Ingénieur général des Mines, DRH du Corps des Mines : Mines Paris-PSL n’est pas une institution inconnue pour Godefroy Beauvallet, qui en a pris la direction générale en août 2024. Il revient sur les piliers de sa feuille de route.
Quels sont les sentiments qui ont dominé le jour de votre nomination ?
De la fierté et de l’humilité d’abord, car c’est une marque qui incarne la figure de « l’ingénieur à la française », qui s’inscrit dans une longue histoire et dans un collectif de taille. J’ai aussi été heureux de renouer avec la formation de la génération montante en France, un pays qui se caractérise par un pacte social particulier noué avec sa jeunesse.

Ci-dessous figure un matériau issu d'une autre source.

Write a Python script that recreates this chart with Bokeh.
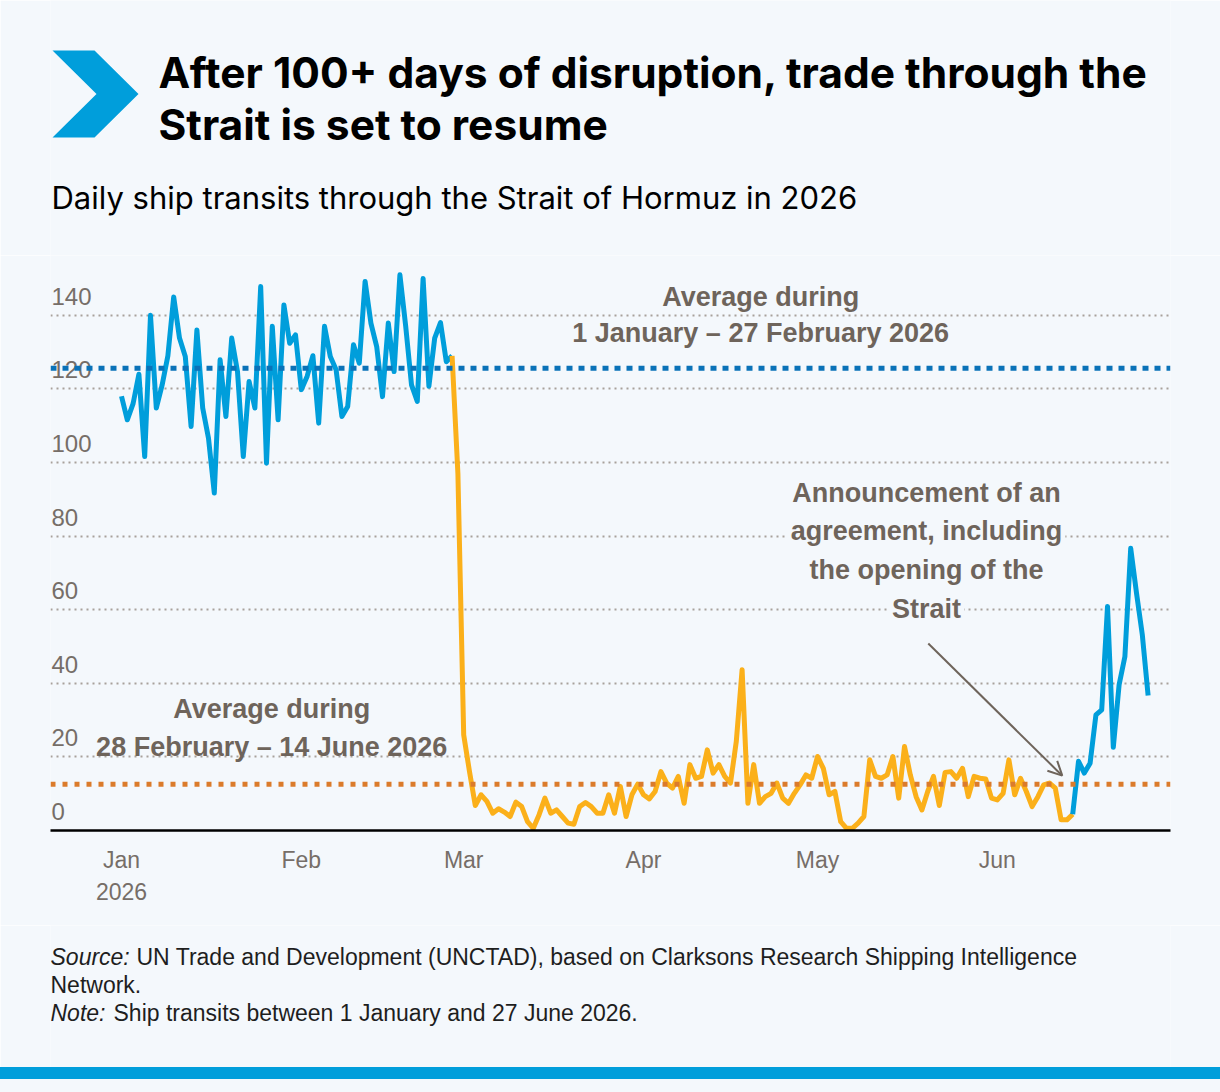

Quels sont les principaux axes de votre feuille de route ?
Je parlerais d’abord de la formation. Mines Paris-PSL veut former des ingénieurs de l’innovation, mais aussi des ingénieurs de la protection. Dans un monde en pleine transitions écologiques, numériques, énergétiques, nous avons en effet besoin d’ingénieurs portant un certain optimisme technologique, mais aussi la volonté de préserver les systèmes naturels et techniques, de les faire durer longtemps et même parfois d’en reconquérir la compréhension. D’ailleurs, nos élèves le revendiquent : ils ne veulent pas faire partie des problèmes du monde de demain, ils veulent y apporter des solutions. C’est une dimension à laquelle je suis très sensible et sur laquelle je veux que nous allions plus loin.
La recherche est aussi bien sûr au cœur de ma feuille de route. D’autant qu’aux Mines, elle se caractérise par son double impact : impact lié à sa qualité et son excellence académique bien sûr, mais aussi à sa pertinence économique, sociale et sociétale. De fait, elle est la pleine incarnation de ce que doit être l’ingénierie : la mise en correspondance des enjeux du vrai monde avec un ensemble de solutions relevant de la science, du design, de la conviction. Ici, on ne forme pas des problem solvers mais des gens qui savent formuler les problèmes. D’où l’importance de poursuivre et de vivifier notre recherche au regard des problématiques actuelles de réindustrialisation, mais aussi de souveraineté, de sécurité et de défense notamment.
Et PSL ?
C’est notre université de référence et nous participons au développement d’objets permettant à nos communautés de circuler. Je citerais par exemple nos parcours croisés avec l’ESPCI Paris-PSL, les CPES, le programme ENAMOMA avec l’Université Paris Dauphine – PSL et l’École des Arts Décoratifs, la vie étudiante, le centre de langues mutualisé etc. Nous souhaitons aussi lui apporter notre expérience en matière de recherche partenariale, qui permet de réussir de beaux projets au contact des entreprises, sans abandonner sa liberté académique. C’est notamment le cas de notre chaire industrielle TwinHeat, qui propose d’utiliser des jumeaux numériques couplés à l’IA pour optimiser les fours de l’industrie verrière, parfois très polluants.
La France a besoin d’une communauté d’ingénieurs plus grande et plus diversifiée. Quelles sont vos actions en ce sens ?
Sur l’aspect volume, nous avons augmenté nos promotions (même si, eu égard à notre taille, nous restons des artisans de la formation), nous ouvrons un campus à Versailles, nous créons un nouveau bâtiment sur notre campus en plein Paris : le dossier bâtimentaire et campus est et doit rester important. Sur l’aspect diversité, nous accueillons 24 % de femmes sur le cycle ingénieur et 40 % dans le doctorat. Cela reste insuffisant bien sûr, mais ces taux sont supérieurs à ceux des viviers dans lesquels nous recrutons. Nous espérons que notre mise en avant de la figure de l’ingénieur de la protection appelle dans nos rangs des jeunes femmes (et hommes) qui ne se reconnaissent pas encore dans les codes de l’ingénierie tels qu’ils sont perçus aujourd’hui. Je citerais enfin le programme Talents du service public, auquel je suis très attaché. Celui-ci permet à de jeunes boursiers méritants, issus d’écoles partenaires (IMT, INSA, UTC notamment), intéressés par la chose publique, de passer un concours pour obtenir un double diplôme à l’Ecole des Mines et de préparer les concours des grands Corps d’Etat. Un programme ambitieux qui permet à la fois de lutter contre l’autocensure face aux concours et de diversifier la haute fonction publique. Ce type de programme existe déjà dans d’autres établissements du Supérieur, mais nous en sommes les pionniers au sein des écoles d’ingénieurs.